**Instruction:**
Copy everything in the listing below word for word, apart from any images.
-- start Data shown --
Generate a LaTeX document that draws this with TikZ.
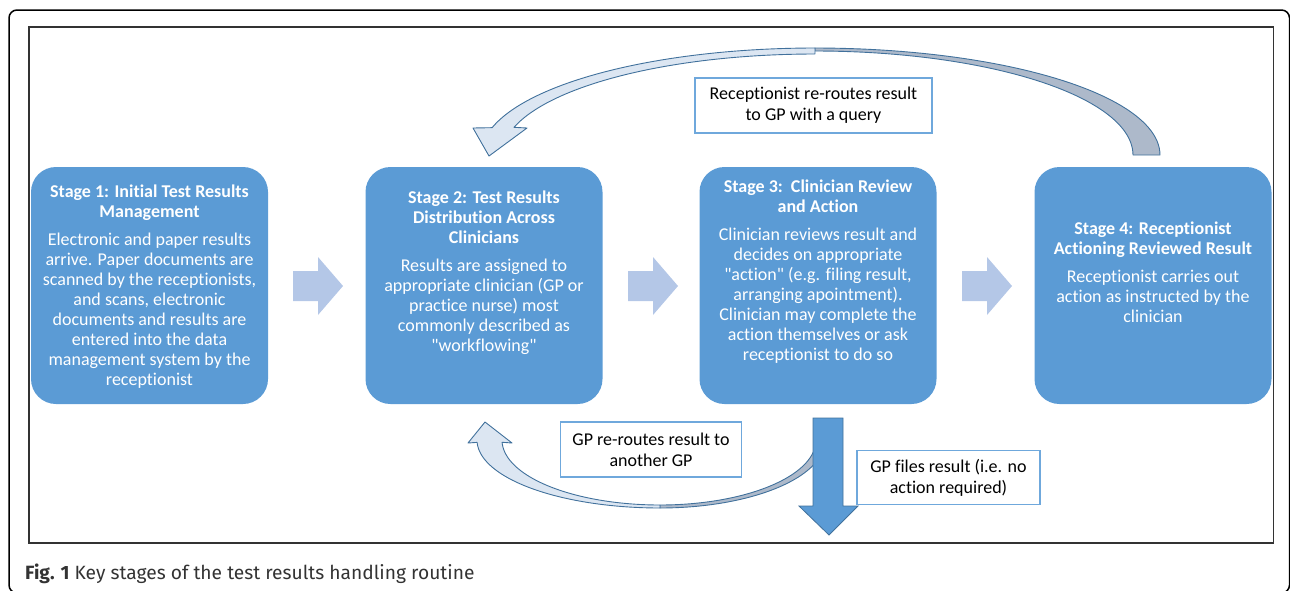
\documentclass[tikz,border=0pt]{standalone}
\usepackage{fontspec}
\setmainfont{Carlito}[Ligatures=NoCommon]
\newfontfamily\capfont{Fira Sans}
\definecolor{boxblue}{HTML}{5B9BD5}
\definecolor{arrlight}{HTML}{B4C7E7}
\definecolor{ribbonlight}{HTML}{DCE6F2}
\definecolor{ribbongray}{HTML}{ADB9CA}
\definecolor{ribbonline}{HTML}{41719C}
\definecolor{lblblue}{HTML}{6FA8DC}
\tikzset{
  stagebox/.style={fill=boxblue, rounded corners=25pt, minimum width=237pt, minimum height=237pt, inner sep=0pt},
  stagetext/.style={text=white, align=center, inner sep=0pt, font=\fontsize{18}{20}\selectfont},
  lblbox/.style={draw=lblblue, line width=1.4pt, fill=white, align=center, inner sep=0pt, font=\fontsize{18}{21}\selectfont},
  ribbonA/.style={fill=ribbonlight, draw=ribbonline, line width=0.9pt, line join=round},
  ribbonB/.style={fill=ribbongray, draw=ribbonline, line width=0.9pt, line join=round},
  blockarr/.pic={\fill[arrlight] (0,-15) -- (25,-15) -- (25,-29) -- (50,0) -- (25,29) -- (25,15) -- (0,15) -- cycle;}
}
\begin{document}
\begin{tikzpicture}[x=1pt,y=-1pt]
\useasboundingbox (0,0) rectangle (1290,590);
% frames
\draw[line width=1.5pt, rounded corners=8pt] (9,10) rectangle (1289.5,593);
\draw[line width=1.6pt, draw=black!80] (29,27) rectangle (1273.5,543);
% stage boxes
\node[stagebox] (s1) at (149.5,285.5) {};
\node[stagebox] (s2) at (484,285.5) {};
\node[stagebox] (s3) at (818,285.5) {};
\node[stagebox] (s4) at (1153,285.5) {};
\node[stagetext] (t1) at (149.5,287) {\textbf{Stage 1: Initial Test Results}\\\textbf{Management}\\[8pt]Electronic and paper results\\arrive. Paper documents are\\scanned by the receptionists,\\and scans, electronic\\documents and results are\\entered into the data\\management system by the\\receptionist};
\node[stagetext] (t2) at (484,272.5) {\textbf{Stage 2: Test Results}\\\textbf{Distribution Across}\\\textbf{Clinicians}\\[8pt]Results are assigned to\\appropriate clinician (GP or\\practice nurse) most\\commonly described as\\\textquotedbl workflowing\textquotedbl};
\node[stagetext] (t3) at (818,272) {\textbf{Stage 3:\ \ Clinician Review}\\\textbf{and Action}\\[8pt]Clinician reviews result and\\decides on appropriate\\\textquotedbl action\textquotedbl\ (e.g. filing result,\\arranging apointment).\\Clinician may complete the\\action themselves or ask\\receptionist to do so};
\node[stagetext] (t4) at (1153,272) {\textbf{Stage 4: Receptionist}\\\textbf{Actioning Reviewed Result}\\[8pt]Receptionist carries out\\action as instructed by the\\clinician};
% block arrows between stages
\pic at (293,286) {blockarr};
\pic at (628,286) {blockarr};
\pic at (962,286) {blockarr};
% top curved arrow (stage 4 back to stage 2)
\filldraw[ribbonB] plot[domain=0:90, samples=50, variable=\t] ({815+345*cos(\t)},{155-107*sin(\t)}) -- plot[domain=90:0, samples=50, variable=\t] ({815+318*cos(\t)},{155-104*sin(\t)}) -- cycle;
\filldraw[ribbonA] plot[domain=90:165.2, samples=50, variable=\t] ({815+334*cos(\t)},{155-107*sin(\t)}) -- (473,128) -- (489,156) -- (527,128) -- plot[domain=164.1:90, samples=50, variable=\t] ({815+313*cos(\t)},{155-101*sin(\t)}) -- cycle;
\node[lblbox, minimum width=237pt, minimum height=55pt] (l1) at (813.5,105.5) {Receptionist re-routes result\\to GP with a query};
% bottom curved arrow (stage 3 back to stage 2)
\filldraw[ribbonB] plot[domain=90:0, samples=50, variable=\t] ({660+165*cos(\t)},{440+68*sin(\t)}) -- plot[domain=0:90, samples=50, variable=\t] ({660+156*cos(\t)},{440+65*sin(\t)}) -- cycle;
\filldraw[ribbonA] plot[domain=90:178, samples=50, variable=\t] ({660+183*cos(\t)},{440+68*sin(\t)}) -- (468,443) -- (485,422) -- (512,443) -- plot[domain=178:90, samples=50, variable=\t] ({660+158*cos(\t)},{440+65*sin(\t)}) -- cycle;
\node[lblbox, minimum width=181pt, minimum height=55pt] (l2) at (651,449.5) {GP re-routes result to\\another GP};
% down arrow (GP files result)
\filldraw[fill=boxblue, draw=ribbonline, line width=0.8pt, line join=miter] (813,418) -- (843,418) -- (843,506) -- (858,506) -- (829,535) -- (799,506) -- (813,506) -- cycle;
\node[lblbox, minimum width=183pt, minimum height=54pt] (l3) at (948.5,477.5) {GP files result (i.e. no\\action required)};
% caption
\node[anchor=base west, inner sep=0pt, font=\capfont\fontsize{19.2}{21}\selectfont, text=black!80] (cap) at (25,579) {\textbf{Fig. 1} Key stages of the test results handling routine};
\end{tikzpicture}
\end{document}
-- end Data shown --
**Task answer:**
Generate a LaTeX document that draws this with TikZ.
\documentclass[tikz,border=0pt]{standalone}
\usepackage{fontspec}
\setmainfont{Carlito}[Ligatures=NoCommon]
\newfontfamily\capfont{Fira Sans}
\definecolor{boxblue}{HTML}{5B9BD5}
\definecolor{arrlight}{HTML}{B4C7E7}
\definecolor{ribbonlight}{HTML}{DCE6F2}
\definecolor{ribbongray}{HTML}{ADB9CA}
\definecolor{ribbonline}{HTML}{41719C}
\definecolor{lblblue}{HTML}{6FA8DC}
\tikzset{
  stagebox/.style={fill=boxblue, rounded corners=25pt, minimum width=237pt, minimum height=237pt, inner sep=0pt},
  stagetext/.style={text=white, align=center, inner sep=0pt, font=\fontsize{18}{20}\selectfont},
  lblbox/.style={draw=lblblue, line width=1.4pt, fill=white, align=center, inner sep=0pt, font=\fontsize{18}{21}\selectfont},
  ribbonA/.style={fill=ribbonlight, draw=ribbonline, line width=0.9pt, line join=round},
  ribbonB/.style={fill=ribbongray, draw=ribbonline, line width=0.9pt, line join=round},
  blockarr/.pic={\fill[arrlight] (0,-15) -- (25,-15) -- (25,-29) -- (50,0) -- (25,29) -- (25,15) -- (0,15) -- cycle;}
}
\begin{document}
\begin{tikzpicture}[x=1pt,y=-1pt]
\useasboundingbox (0,0) rectangle (1290,590);
% frames
\draw[line width=1.5pt, rounded corners=8pt] (9,10) rectangle (1289.5,593);
\draw[line width=1.6pt, draw=black!80] (29,27) rectangle (1273.5,543);
% stage boxes
\node[stagebox] (s1) at (149.5,285.5) {};
\node[stagebox] (s2) at (484,285.5) {};
\node[stagebox] (s3) at (818,285.5) {};
\node[stagebox] (s4) at (1153,285.5) {};
\node[stagetext] (t1) at (149.5,287) {\textbf{Stage 1: Initial Test Results}\\\textbf{Management}\\[8pt]Electronic and paper results\\arrive. Paper documents are\\scanned by the receptionists,\\and scans, electronic\\documents and results are\\entered into the data\\management system by the\\receptionist};
\node[stagetext] (t2) at (484,272.5) {\textbf{Stage 2: Test Results}\\\textbf{Distribution Across}\\\textbf{Clinicians}\\[8pt]Results are assigned to\\appropriate clinician (GP or\\practice nurse) most\\commonly described as\\\textquotedbl workflowing\textquotedbl};
\node[stagetext] (t3) at (818,272) {\textbf{Stage 3:\ \ Clinician Review}\\\textbf{and Action}\\[8pt]Clinician reviews result and\\decides on appropriate\\\textquotedbl action\textquotedbl\ (e.g. filing result,\\arranging apointment).\\Clinician may complete the\\action themselves or ask\\receptionist to do so};
\node[stagetext] (t4) at (1153,272) {\textbf{Stage 4: Receptionist}\\\textbf{Actioning Reviewed Result}\\[8pt]Receptionist carries out\\action as instructed by the\\clinician};
% block arrows between stages
\pic at (293,286) {blockarr};
\pic at (628,286) {blockarr};
\pic at (962,286) {blockarr};
% top curved arrow (stage 4 back to stage 2)
\filldraw[ribbonB] plot[domain=0:90, samples=50, variable=\t] ({815+345*cos(\t)},{155-107*sin(\t)}) -- plot[domain=90:0, samples=50, variable=\t] ({815+318*cos(\t)},{155-104*sin(\t)}) -- cycle;
\filldraw[ribbonA] plot[domain=90:165.2, samples=50, variable=\t] ({815+334*cos(\t)},{155-107*sin(\t)}) -- (473,128) -- (489,156) -- (527,128) -- plot[domain=164.1:90, samples=50, variable=\t] ({815+313*cos(\t)},{155-101*sin(\t)}) -- cycle;
\node[lblbox, minimum width=237pt, minimum height=55pt] (l1) at (813.5,105.5) {Receptionist re-routes result\\to GP with a query};
% bottom curved arrow (stage 3 back to stage 2)
\filldraw[ribbonB] plot[domain=90:0, samples=50, variable=\t] ({660+165*cos(\t)},{440+68*sin(\t)}) -- plot[domain=0:90, samples=50, variable=\t] ({660+156*cos(\t)},{440+65*sin(\t)}) -- cycle;
\filldraw[ribbonA] plot[domain=90:178, samples=50, variable=\t] ({660+183*cos(\t)},{440+68*sin(\t)}) -- (468,443) -- (485,422) -- (512,443) -- plot[domain=178:90, samples=50, variable=\t] ({660+158*cos(\t)},{440+65*sin(\t)}) -- cycle;
\node[lblbox, minimum width=181pt, minimum height=55pt] (l2) at (651,449.5) {GP re-routes result to\\another GP};
% down arrow (GP files result)
\filldraw[fill=boxblue, draw=ribbonline, line width=0.8pt, line join=miter] (813,418) -- (843,418) -- (843,506) -- (858,506) -- (829,535) -- (799,506) -- (813,506) -- cycle;
\node[lblbox, minimum width=183pt, minimum height=54pt] (l3) at (948.5,477.5) {GP files result (i.e. no\\action required)};
% caption
\node[anchor=base west, inner sep=0pt, font=\capfont\fontsize{19.2}{21}\selectfont, text=black!80] (cap) at (25,579) {\textbf{Fig. 1} Key stages of the test results handling routine};
\end{tikzpicture}
\end{document}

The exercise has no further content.